Hilbert Space Diffusion in Systems with Approximate Symmetries

In my previous report I had asked the authors only one question about the Thouless time of non-local interactions which they addressed and have included in the new version. I am satisfied with their reply. I stand by my previous report (reproduced below) and recommend that this paper be published in SciPost.

OLD REPORT:

In this paper, the authors study spectral form factor in chaotic system with approximate symmetries. Random matrix universality explains the ramp in the spectral form factor, however any structure in the system leads to deviation from the random matrix result. The authors quantitatively find these deviations from the low lying modes of the symmetry broken effective action. This sigma model analysis closely mirrors chiral symmetry breaking and chiral perturbation theory in QCD.

The authors consider in detail two cases for the symmetry breaking term. 1) Local interactions that connect only neighboring charge sectors which leads to a diffusive $\sqrt{t}$ behaviour for the spectral form factor at intermediate times. 2) All to all, non-local interactions of the charge sectors that leads to a fast exponential decay to the ramp. Both these cases are also verified numerically in a toy model. The first case is also studied in the charged SYK model. In all cases the authors find excellent agreement between numerics and the analytic predictions.

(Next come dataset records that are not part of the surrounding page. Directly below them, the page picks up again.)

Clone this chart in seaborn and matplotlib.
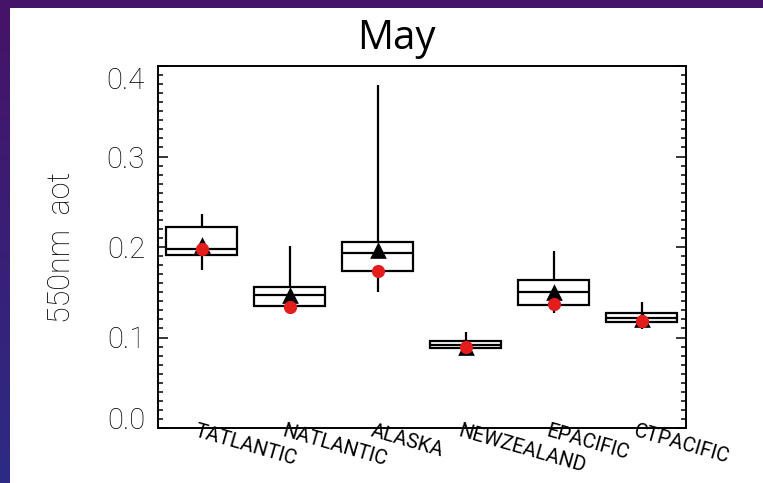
import numpy as np
import pandas as pd
import matplotlib
matplotlib.use("Agg")
import matplotlib.pyplot as plt
import matplotlib.transforms as mtransforms
from matplotlib.patches import Rectangle
from matplotlib.ticker import MultipleLocator
import seaborn as sns

# Monthly 550 nm aerosol optical thickness by region (May)
regions = ["TATLANTIC", "NATLANTIC", "ALASKA", "NEWZEALAND", "EPACIFIC", "CTPACIFIC"]
whisker_low = [0.175, 0.128, 0.150, 0.085, 0.127, 0.109]
quartile_1 = [0.191, 0.135, 0.173, 0.088, 0.136, 0.117]
median_aot = [0.198, 0.147, 0.193, 0.092, 0.150, 0.1215]
quartile_3 = [0.222, 0.156, 0.206, 0.0956, 0.164, 0.127]
whisker_high = [0.2365, 0.2007, 0.3795, 0.106, 0.196, 0.139]
mean_aot = [0.202, 0.1465, 0.1965, 0.090, 0.1505, 0.1207]
ref_aot = [0.198, 0.1336, 0.174, 0.0897, 0.1365, 0.1185]
yticks = [0.0, 0.1, 0.2, 0.3, 0.4]
ytick_labels = ["0.0", "0.1", "0.2", "0.3", "0.4"]

# five-number summaries as a long table for the box plot
rows = []
for i, r in enumerate(regions):
    for v in (whisker_low[i], quartile_1[i], median_aot[i], quartile_3[i], whisker_high[i]):
        rows.append({"region": r, "aot": v})
df = pd.DataFrame(rows)

sns.set_style("white")

W, H = 763, 483
fig = plt.figure(figsize=(W / 100, H / 100), dpi=100)

# slide-style purple backdrop with a white panel
bg = fig.add_axes([0, 0, 1, 1], zorder=-10)
grad = np.linspace(0, 1, 256)[:, None]
top_c = np.array([0x46, 0x13, 0x68]) / 255
bot_c = np.array([0x2d, 0x2b, 0x84]) / 255
img = top_c[None, None, :] * (1 - grad[:, :, None]) + bot_c[None, None, :] * grad[:, :, None]
bg.imshow(np.repeat(img, 4, axis=1), aspect="auto", extent=[0, 1, 0, 1], origin="upper")
bg.set_axis_off()
fig.patches.append(Rectangle((10 / W, 0), (W - 10) / W, (H - 8) / H,
                             transform=fig.transFigure, facecolor="white",
                             edgecolor="none", zorder=-5))

ax = fig.add_axes([157.5 / W, (H - 428) / H, 528 / W, 362 / H])
ax.set_facecolor("white")

sns.boxplot(data=df, x="region", y="aot", order=regions, whis=np.inf, width=0.8,
            color="white", linecolor="black", linewidth=1.6, showcaps=False,
            saturation=1, ax=ax)
sns.stripplot(x=regions, y=mean_aot, order=regions, jitter=False, marker="^",
              size=12, color="black", linewidth=0, ax=ax, zorder=5)
sns.stripplot(x=regions, y=ref_aot, order=regions, jitter=False, marker="o",
              size=9.5, color="#e31c1c", linewidth=0, ax=ax, zorder=6)

ax.set_xlim(-0.5, 5.5)
ax.set_ylim(0, 0.4)
ax.set_xlabel("")

for s in ax.spines.values():
    s.set_visible(True)
    s.set_linewidth(1.4)
    s.set_color("black")

light = dict(family=["Roboto", "DejaVu Sans"], weight="light")

ax.set_yticks(yticks, ytick_labels)
ax.yaxis.set_minor_locator(MultipleLocator(0.01))
ax.tick_params(axis="y", which="both", direction="in", left=True, right=True,
               width=1.1, color="black", pad=9)
ax.tick_params(axis="y", which="major", length=7.5)
ax.tick_params(axis="y", which="minor", length=3.6)
for lab in ax.get_yticklabels():
    lab.set_fontsize(21)
    lab.set_fontfamily(light["family"])
    lab.set_fontweight("light")
    lab.set_color("black")

ax.set_xticks(range(len(regions)), regions)
ax.tick_params(axis="x", length=0, pad=0)
for lab in ax.get_xticklabels():
    lab.set_fontsize(14.5)
    lab.set_fontfamily(["Roboto", "DejaVu Sans"])
    lab.set_color("black")
    lab.set_rotation(-16)
    lab.set_ha("left")
    lab.set_va("top")
    lab.set_rotation_mode("anchor")
    lab.set_transform(lab.get_transform() +
                      mtransforms.ScaledTranslation(-0.04, 0.06, fig.dpi_scale_trans))

# keep the end labels inside the axis span
ylabs = ax.get_yticklabels()
ylabs[0].set_transform(ylabs[0].get_transform() +
                       mtransforms.ScaledTranslation(0, 0.10, fig.dpi_scale_trans))
ylabs[-1].set_transform(ylabs[-1].get_transform() +
                        mtransforms.ScaledTranslation(0, -0.12, fig.dpi_scale_trans))

ax.set_ylabel("550nm  aot", fontsize=22, family=light["family"], weight="light",
              color="black")
ax.yaxis.set_label_coords((62 - 157.5) / 528, 0.5)
ax.yaxis.label.set_va("center")

fig.text(396 / W, (H - 49.3) / H, "May", ha="center", va="baseline",
         fontsize=29, family=["Open Sans", "DejaVu Sans"], color="black")

fig.savefig("out.png", dpi=100)
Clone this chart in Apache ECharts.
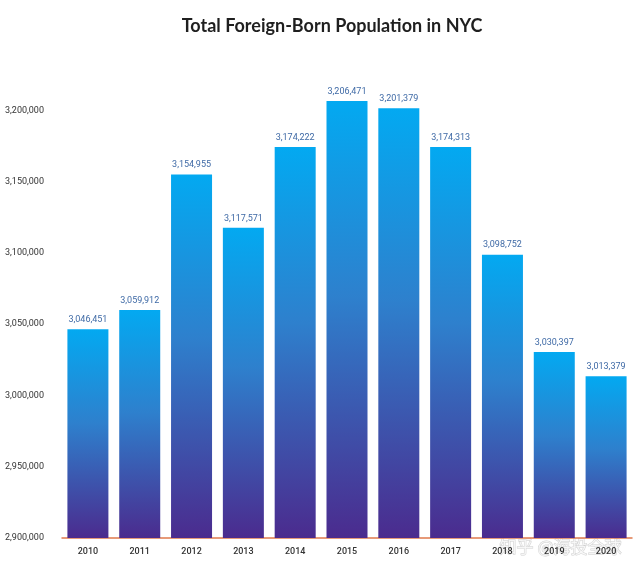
<!DOCTYPE html>
<html>
<head>
<meta charset="utf-8">
<script src="https://cdn.jsdelivr.net/npm/echarts@6/dist/echarts.min.js"></script>
<style>
  html, body { margin: 0; padding: 0; background: #fff; }
  #chart { width: 640px; height: 572px; }
</style>
</head>
<body>
<div id="chart"></div>
<script>
// 年份与人口数
const years = ['2010', '2011', '2012', '2013', '2014', '2015', '2016', '2017', '2018', '2019', '2020']
const population = [3046451, 3059912, 3154955, 3117571, 3174222, 3206471, 3201379, 3174313, 3098752, 3030397, 3013379]

const chart = echarts.init(document.getElementById('chart'))

const fmt = v => v.toLocaleString('en-US')

const option = {
  animation: false,
  title: {
    text: 'Total Foreign-Born Population in NYC',
    left: 327,
    textAlign: 'center',
    top: 12,
    textStyle: {
      fontFamily: 'Lato',
      fontWeight: 'bold',
      fontSize: 18,
      color: '#1f1f1f'
    }
  },
  grid: {
    left: 62,
    right: 8,
    top: 39,
    bottom: 34
  },
  xAxis: {
    type: 'category',
    data: years,
    axisLine: {
      show: true,
      lineStyle: { color: '#e07a4c', width: 1.5 }
    },
    axisTick: { show: false },
    axisLabel: {
      color: '#333',
      fontSize: 9,
      fontFamily: 'Roboto',
      fontWeight: 500,
      margin: 9
    }
  },
  yAxis: {
    type: 'value',
    min: 2900000,
    max: 3250000,
    interval: 50000,
    splitLine: { show: false },
    axisLine: { show: false },
    axisTick: { show: false },
    axisLabel: {
      showMaxLabel: false,
      color: '#333',
      fontSize: 9,
      fontFamily: 'Roboto',
      align: 'left',
      margin: 57,
      formatter: v => fmt(v)
    }
  },
  series: [
    {
      type: 'bar',
      data: population,
      barWidth: 41,
      itemStyle: {
        color: new echarts.graphic.LinearGradient(0, 0, 0, 1, [
          { offset: 0, color: '#03a9f1' },
          { offset: 0.45, color: '#2e80cd' },
          { offset: 1, color: '#4b2b8e' }
        ])
      },
      label: {
        show: true,
        position: 'top',
        distance: 5,
        color: '#3f6aa6',
        fontSize: 9,
        fontFamily: 'Roboto',
        formatter: p => fmt(p.value)
      }
    }
  ],
  graphic: [
    {
      type: 'text',
      right: 18,
      bottom: 16,
      style: {
        text: '知乎 @海投全球',
        fontSize: 17,
        fontFamily: 'Noto Sans CJK SC',
        fill: 'rgba(255,255,255,0.75)',
        stroke: 'rgba(120,120,120,0.35)',
        lineWidth: 1
      }
    }
  ]
}

chart.setOption(option)
</script>
</body>
</html>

This paper meets all the general acceptance criteria of SciPost Physics and satisfies multiple expectations. For a general system, it is hard to get analytical handle on the spectral form factor, and often numerical analysis is the only viable tool. So the fact that the authors have a quantitative understanding is impressive. Their method is based on symmetry breaking and could be applied to a myriad of systems in the future, from many-body systems to holographic theories. Many potential applications are discussed in the final section.

Overall it is a good piece of work and I recommend it for publication.

I have only one question for the authors. In the case of local interactions, the process is diffusive and the Thouless time is found to be $t_{Th} \sim \frac{Q^2}{\Gamma}$. However when the interaction term is non-local, the Thouless time is not explicitly stated. Is it $t_{Th} \sim \frac{1}{Q \Gamma}$? Or is it harder to estimate?

Publish (meets expectations and criteria for this Journal)